Begitulah diinamikanya memanfaatkan sarana apa yang ada.
Beberapa karya teater Rahman Arge yang Ketua DKM dipentaskan di Taman
Ismail Marzuki Jakarta antaranya : Pembenci Matahari dan OPA disutradarai langsung oleh Rahman Arge. Kemudian ITolok 1979.
Kemudian karya dan sutradara Aspar Paturusi dengan Samindara. Lalu Jihadunnafsi 1992 produksi Parfi dan Teater Saja dan Perahu Nuh 2 dipentaskan di TIM pada 1985 dan tahun 1995 sekaitan Festival Istiqlal pada 1995.
Lalu ada Karaeng Pattingaloan Teater Makassar disutradarai oleh Yacob Marala.
Untuk semua itu menjadi motivasi kepada generasi berikutnya untuk lebih terangsang termotivasi betkarya dengan fasilitas yang labih baik serta dukungan Pemerintah Daerah yang apresiatif terhadap budaya dan seni.

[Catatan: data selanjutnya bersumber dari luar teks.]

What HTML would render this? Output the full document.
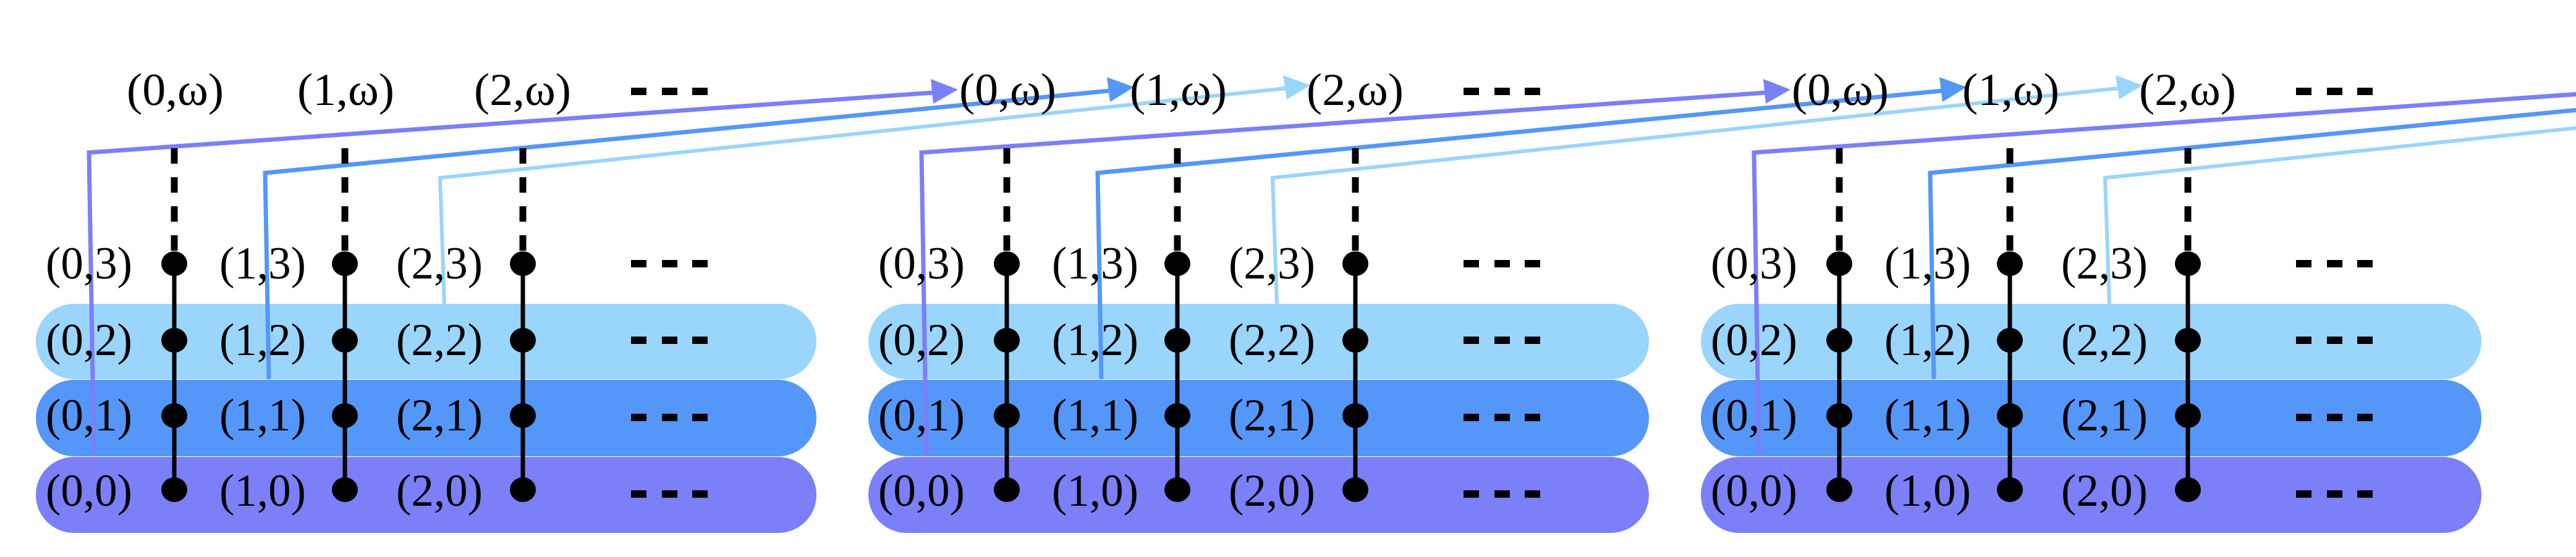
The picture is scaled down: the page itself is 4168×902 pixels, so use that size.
<!DOCTYPE html>
<html><head><meta charset="utf-8"><style>html,body{margin:0;padding:0;background:#fff}svg{display:block}</style></head><body>
<svg width="4168" height="902" viewBox="0 0 4168 902" xmlns="http://www.w3.org/2000/svg">
<defs>
<g id="shapes">
<rect x="58" y="492" width="1263" height="122" rx="62" ry="61" fill="#9AD5FB"/>
<rect x="58" y="615" width="1263" height="124" rx="62" ry="62" fill="#5596F9"/>
<rect x="58" y="740" width="1263" height="123" rx="62" ry="61" fill="#7B7FF8"/>
</g>
<g id="blk">
<g stroke="#000" stroke-width="11" stroke-dasharray="25,22">
<line x1="282" y1="240" x2="282" y2="408"/><line x1="558" y1="240" x2="558" y2="408"/><line x1="846" y1="240" x2="846" y2="408"/>
</g>
<g stroke="#000" stroke-width="7">
<line x1="282" y1="408" x2="282" y2="793"/><line x1="558" y1="408" x2="558" y2="793"/><line x1="846" y1="408" x2="846" y2="793"/>
</g>
<g fill="#000">
<ellipse cx="282" cy="427" rx="21" ry="20"/><ellipse cx="558" cy="427" rx="21" ry="20"/><ellipse cx="846" cy="427" rx="21" ry="20"/>
<ellipse cx="282" cy="551" rx="21" ry="20"/><ellipse cx="558" cy="551" rx="21" ry="20"/><ellipse cx="846" cy="551" rx="21" ry="20"/>
<ellipse cx="282" cy="673" rx="21" ry="20"/><ellipse cx="558" cy="673" rx="21" ry="20"/><ellipse cx="846" cy="673" rx="21" ry="20"/>
<ellipse cx="282" cy="793" rx="21" ry="20"/><ellipse cx="558" cy="793" rx="21" ry="20"/><ellipse cx="846" cy="793" rx="21" ry="20"/>
</g>
<g fill="#000">
<rect x="1021" y="142" width="25" height="12"/><rect x="1071" y="142" width="25" height="12"/><rect x="1120" y="142" width="25" height="12"/>
<rect x="1021" y="421" width="25" height="12"/><rect x="1071" y="421" width="25" height="12"/><rect x="1120" y="421" width="25" height="12"/>
<rect x="1021" y="545" width="25" height="12"/><rect x="1071" y="545" width="25" height="12"/><rect x="1120" y="545" width="25" height="12"/>
<rect x="1021" y="670" width="25" height="12"/><rect x="1071" y="670" width="25" height="12"/><rect x="1120" y="670" width="25" height="12"/>
<rect x="1021" y="794" width="25" height="12"/><rect x="1071" y="794" width="25" height="12"/><rect x="1120" y="794" width="25" height="12"/>
</g>
</g>
</defs>

<use href="#shapes"/>
<use href="#shapes" transform="translate(1347,0)"/>
<use href="#shapes" transform="translate(2694,0)"/>

<g fill="none" stroke-linejoin="miter">
<polyline points="152,739 144,247 1510,150" stroke="#7B7FF8" stroke-width="7"/>
<polyline points="435,614 429,280 1795,147" stroke="#5596F9" stroke-width="7"/>
<polyline points="719,492 712,288 2080,143" stroke="#9AD5FB" stroke-width="6"/>
<polyline points="1499,739 1491,247 2857,150" stroke="#7B7FF8" stroke-width="7"/>
<polyline points="1782,614 1776,280 3142,147" stroke="#5596F9" stroke-width="7"/>
<polyline points="2066,492 2059,288 3427,143" stroke="#9AD5FB" stroke-width="6"/>
<polyline points="2846,739 2838,247 4204,150" stroke="#7B7FF8" stroke-width="7"/>
<polyline points="3129,614 3123,280 4489,147" stroke="#5596F9" stroke-width="7"/>
<polyline points="3413,492 3406,288 4774,143" stroke="#9AD5FB" stroke-width="6"/>
</g>
<g>
<path d="M1550,145 L1506,128 L1510,168 z" fill="#7B7FF8"/>
<path d="M1835,141 L1791,125 L1796,165 z" fill="#5596F9"/>
<path d="M2120,138 L2076,122 L2082,161 z" fill="#9AD5FB"/>
<path d="M2897,145 L2853,128 L2857,168 z" fill="#7B7FF8"/>
<path d="M3182,141 L3138,125 L3143,165 z" fill="#5596F9"/>
<path d="M3467,138 L3423,122 L3429,161 z" fill="#9AD5FB"/>
</g>

<use href="#blk"/>
<use href="#blk" transform="translate(1347,0)"/>
<use href="#blk" transform="translate(2694,0)"/>

<g font-family="'Liberation Serif', serif" font-size="74" fill="#000">
<g>
<text x="205" y="170" textLength="157" lengthAdjust="spacingAndGlyphs">(0,ω)</text>
<text x="481" y="170" textLength="157" lengthAdjust="spacingAndGlyphs">(1,ω)</text>
<text x="767" y="170" textLength="157" lengthAdjust="spacingAndGlyphs">(2,ω)</text>
<text x="74" y="451" textLength="140" lengthAdjust="spacingAndGlyphs">(0,3)</text>
<text x="355" y="451" textLength="140" lengthAdjust="spacingAndGlyphs">(1,3)</text>
<text x="641" y="451" textLength="140" lengthAdjust="spacingAndGlyphs">(2,3)</text>
<text x="74" y="575" textLength="140" lengthAdjust="spacingAndGlyphs">(0,2)</text>
<text x="355" y="575" textLength="140" lengthAdjust="spacingAndGlyphs">(1,2)</text>
<text x="641" y="575" textLength="140" lengthAdjust="spacingAndGlyphs">(2,2)</text>
<text x="74" y="697" textLength="140" lengthAdjust="spacingAndGlyphs">(0,1)</text>
<text x="355" y="697" textLength="140" lengthAdjust="spacingAndGlyphs">(1,1)</text>
<text x="641" y="697" textLength="140" lengthAdjust="spacingAndGlyphs">(2,1)</text>
<text x="74" y="819" textLength="140" lengthAdjust="spacingAndGlyphs">(0,0)</text>
<text x="355" y="819" textLength="140" lengthAdjust="spacingAndGlyphs">(1,0)</text>
<text x="641" y="819" textLength="140" lengthAdjust="spacingAndGlyphs">(2,0)</text>
</g>
<g transform="translate(1347,0)">
<text x="205" y="170" textLength="157" lengthAdjust="spacingAndGlyphs">(0,ω)</text>
<text x="481" y="170" textLength="157" lengthAdjust="spacingAndGlyphs">(1,ω)</text>
<text x="767" y="170" textLength="157" lengthAdjust="spacingAndGlyphs">(2,ω)</text>
<text x="74" y="451" textLength="140" lengthAdjust="spacingAndGlyphs">(0,3)</text>
<text x="355" y="451" textLength="140" lengthAdjust="spacingAndGlyphs">(1,3)</text>
<text x="641" y="451" textLength="140" lengthAdjust="spacingAndGlyphs">(2,3)</text>
<text x="74" y="575" textLength="140" lengthAdjust="spacingAndGlyphs">(0,2)</text>
<text x="355" y="575" textLength="140" lengthAdjust="spacingAndGlyphs">(1,2)</text>
<text x="641" y="575" textLength="140" lengthAdjust="spacingAndGlyphs">(2,2)</text>
<text x="74" y="697" textLength="140" lengthAdjust="spacingAndGlyphs">(0,1)</text>
<text x="355" y="697" textLength="140" lengthAdjust="spacingAndGlyphs">(1,1)</text>
<text x="641" y="697" textLength="140" lengthAdjust="spacingAndGlyphs">(2,1)</text>
<text x="74" y="819" textLength="140" lengthAdjust="spacingAndGlyphs">(0,0)</text>
<text x="355" y="819" textLength="140" lengthAdjust="spacingAndGlyphs">(1,0)</text>
<text x="641" y="819" textLength="140" lengthAdjust="spacingAndGlyphs">(2,0)</text>
</g>
<g transform="translate(2694,0)">
<text x="205" y="170" textLength="157" lengthAdjust="spacingAndGlyphs">(0,ω)</text>
<text x="481" y="170" textLength="157" lengthAdjust="spacingAndGlyphs">(1,ω)</text>
<text x="767" y="170" textLength="157" lengthAdjust="spacingAndGlyphs">(2,ω)</text>
<text x="74" y="451" textLength="140" lengthAdjust="spacingAndGlyphs">(0,3)</text>
<text x="355" y="451" textLength="140" lengthAdjust="spacingAndGlyphs">(1,3)</text>
<text x="641" y="451" textLength="140" lengthAdjust="spacingAndGlyphs">(2,3)</text>
<text x="74" y="575" textLength="140" lengthAdjust="spacingAndGlyphs">(0,2)</text>
<text x="355" y="575" textLength="140" lengthAdjust="spacingAndGlyphs">(1,2)</text>
<text x="641" y="575" textLength="140" lengthAdjust="spacingAndGlyphs">(2,2)</text>
<text x="74" y="697" textLength="140" lengthAdjust="spacingAndGlyphs">(0,1)</text>
<text x="355" y="697" textLength="140" lengthAdjust="spacingAndGlyphs">(1,1)</text>
<text x="641" y="697" textLength="140" lengthAdjust="spacingAndGlyphs">(2,1)</text>
<text x="74" y="819" textLength="140" lengthAdjust="spacingAndGlyphs">(0,0)</text>
<text x="355" y="819" textLength="140" lengthAdjust="spacingAndGlyphs">(1,0)</text>
<text x="641" y="819" textLength="140" lengthAdjust="spacingAndGlyphs">(2,0)</text>
</g>
</g>
</svg>
</body></html>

Ungkapan terimakasih dan doa kepada sebelas perintis dan pendiri Dewan Kesenian Makasssr yaitu 1. HD Mangemba
- Mattulada
- Ali Walangadi 4. Rahman Arge 5. Arsal Alhabsy 6. Husni Djamaluddin
- Aspar Paturusi
- SA Yatimayu 9. Muh Saleh Mallòmbassi
- Hisbuldin Patunru dan
- Djamaluddin Latif.
Tersisa satu orang pendiri DKM yang dirahmati panjang umur, Aspar Paturusi dapat menyaksikan 51 tahun DKM dan harapannya semoga insan seniman lebih produktif berkarya, selamat.